» Problem to work on
Pictures are not part of the copy. Give again exactly the lines from the one with "Recreate this image" to the one with "import matplotlib.pyplot as plt", inclusive.
══ Exercise data
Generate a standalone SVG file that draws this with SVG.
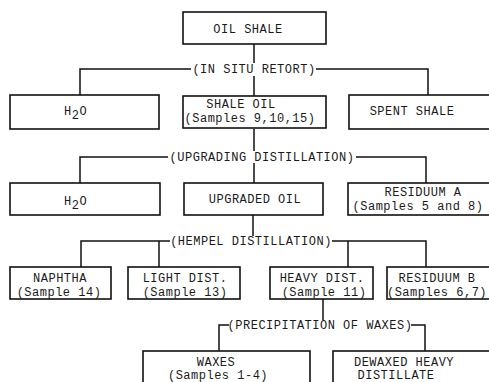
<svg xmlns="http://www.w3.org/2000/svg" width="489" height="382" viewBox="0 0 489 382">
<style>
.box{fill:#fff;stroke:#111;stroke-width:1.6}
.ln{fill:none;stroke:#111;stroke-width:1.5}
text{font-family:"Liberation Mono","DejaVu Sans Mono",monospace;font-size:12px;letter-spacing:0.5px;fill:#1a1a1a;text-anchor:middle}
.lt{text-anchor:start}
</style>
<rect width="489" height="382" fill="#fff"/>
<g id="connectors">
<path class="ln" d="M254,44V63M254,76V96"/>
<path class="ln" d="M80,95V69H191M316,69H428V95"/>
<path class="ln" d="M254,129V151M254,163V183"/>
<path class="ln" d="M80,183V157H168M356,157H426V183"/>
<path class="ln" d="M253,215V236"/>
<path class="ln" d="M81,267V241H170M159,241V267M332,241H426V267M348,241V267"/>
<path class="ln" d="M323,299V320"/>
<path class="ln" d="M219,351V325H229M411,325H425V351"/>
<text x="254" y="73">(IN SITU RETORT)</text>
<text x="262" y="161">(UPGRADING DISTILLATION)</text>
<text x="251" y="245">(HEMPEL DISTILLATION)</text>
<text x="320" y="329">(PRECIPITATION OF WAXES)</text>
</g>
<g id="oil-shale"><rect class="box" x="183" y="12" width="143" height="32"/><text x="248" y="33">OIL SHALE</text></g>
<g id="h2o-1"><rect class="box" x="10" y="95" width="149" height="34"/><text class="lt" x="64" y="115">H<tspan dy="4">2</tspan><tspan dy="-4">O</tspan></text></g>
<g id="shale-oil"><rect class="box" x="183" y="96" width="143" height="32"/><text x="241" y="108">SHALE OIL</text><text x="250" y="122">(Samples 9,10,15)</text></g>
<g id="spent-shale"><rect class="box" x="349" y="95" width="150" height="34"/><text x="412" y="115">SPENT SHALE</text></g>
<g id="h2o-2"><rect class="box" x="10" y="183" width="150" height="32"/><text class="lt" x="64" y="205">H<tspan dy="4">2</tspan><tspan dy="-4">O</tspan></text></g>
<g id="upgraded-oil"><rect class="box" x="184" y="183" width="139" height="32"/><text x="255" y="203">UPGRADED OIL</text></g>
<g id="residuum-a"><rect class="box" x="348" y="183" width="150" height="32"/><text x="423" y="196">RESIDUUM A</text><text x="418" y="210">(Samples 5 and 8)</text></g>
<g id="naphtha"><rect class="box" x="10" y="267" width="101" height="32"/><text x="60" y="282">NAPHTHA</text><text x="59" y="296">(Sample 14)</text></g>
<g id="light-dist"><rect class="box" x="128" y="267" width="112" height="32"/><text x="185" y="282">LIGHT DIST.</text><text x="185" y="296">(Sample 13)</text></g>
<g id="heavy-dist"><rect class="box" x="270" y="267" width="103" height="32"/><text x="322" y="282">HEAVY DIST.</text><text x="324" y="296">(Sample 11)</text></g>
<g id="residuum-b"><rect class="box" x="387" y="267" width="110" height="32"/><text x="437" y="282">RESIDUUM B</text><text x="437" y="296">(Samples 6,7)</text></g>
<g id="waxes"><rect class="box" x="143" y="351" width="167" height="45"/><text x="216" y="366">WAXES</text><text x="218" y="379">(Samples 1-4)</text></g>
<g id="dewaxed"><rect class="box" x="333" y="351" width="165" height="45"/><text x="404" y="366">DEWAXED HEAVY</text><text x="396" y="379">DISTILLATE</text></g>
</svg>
════
══ Exercise data
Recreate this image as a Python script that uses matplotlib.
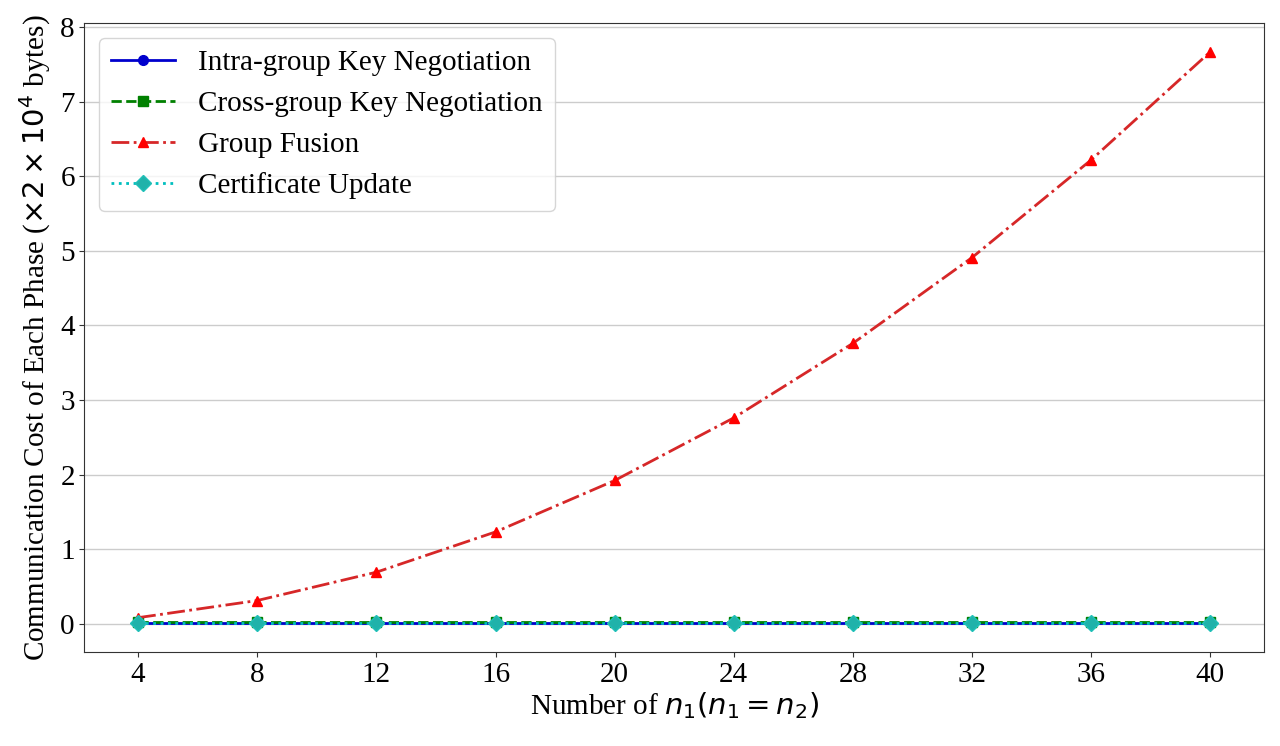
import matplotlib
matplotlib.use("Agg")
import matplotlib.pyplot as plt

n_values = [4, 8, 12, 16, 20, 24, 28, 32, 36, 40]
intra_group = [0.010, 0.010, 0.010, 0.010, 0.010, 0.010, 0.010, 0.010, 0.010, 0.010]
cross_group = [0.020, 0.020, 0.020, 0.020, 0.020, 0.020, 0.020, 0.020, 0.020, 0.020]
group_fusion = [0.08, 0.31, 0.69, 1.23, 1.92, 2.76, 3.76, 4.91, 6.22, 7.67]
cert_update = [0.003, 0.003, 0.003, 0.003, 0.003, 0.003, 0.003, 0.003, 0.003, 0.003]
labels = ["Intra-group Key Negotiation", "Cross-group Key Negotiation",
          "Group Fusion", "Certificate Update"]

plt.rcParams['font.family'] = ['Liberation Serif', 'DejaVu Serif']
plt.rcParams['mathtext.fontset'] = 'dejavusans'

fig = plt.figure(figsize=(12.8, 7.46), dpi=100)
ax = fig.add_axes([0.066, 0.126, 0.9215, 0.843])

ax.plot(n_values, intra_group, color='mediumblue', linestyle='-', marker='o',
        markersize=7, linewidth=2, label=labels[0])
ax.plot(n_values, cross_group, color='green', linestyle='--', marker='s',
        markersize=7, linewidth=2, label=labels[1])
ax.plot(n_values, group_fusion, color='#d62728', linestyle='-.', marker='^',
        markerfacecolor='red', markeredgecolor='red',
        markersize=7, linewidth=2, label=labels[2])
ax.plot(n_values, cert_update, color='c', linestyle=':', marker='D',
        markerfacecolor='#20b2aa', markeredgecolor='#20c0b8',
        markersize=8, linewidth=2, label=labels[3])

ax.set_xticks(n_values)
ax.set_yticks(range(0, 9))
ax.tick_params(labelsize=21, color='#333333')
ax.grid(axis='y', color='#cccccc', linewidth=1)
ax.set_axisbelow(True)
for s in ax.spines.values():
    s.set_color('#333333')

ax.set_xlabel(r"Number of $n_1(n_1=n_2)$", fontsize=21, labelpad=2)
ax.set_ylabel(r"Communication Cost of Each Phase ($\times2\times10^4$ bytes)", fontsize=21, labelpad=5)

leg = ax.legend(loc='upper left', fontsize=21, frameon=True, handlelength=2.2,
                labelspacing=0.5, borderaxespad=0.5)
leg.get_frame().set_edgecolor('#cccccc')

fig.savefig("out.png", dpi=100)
════
» Solved exercise
Recreate this image as a Python script that uses matplotlib.
import matplotlib
matplotlib.use("Agg")
import matplotlib.pyplot as plt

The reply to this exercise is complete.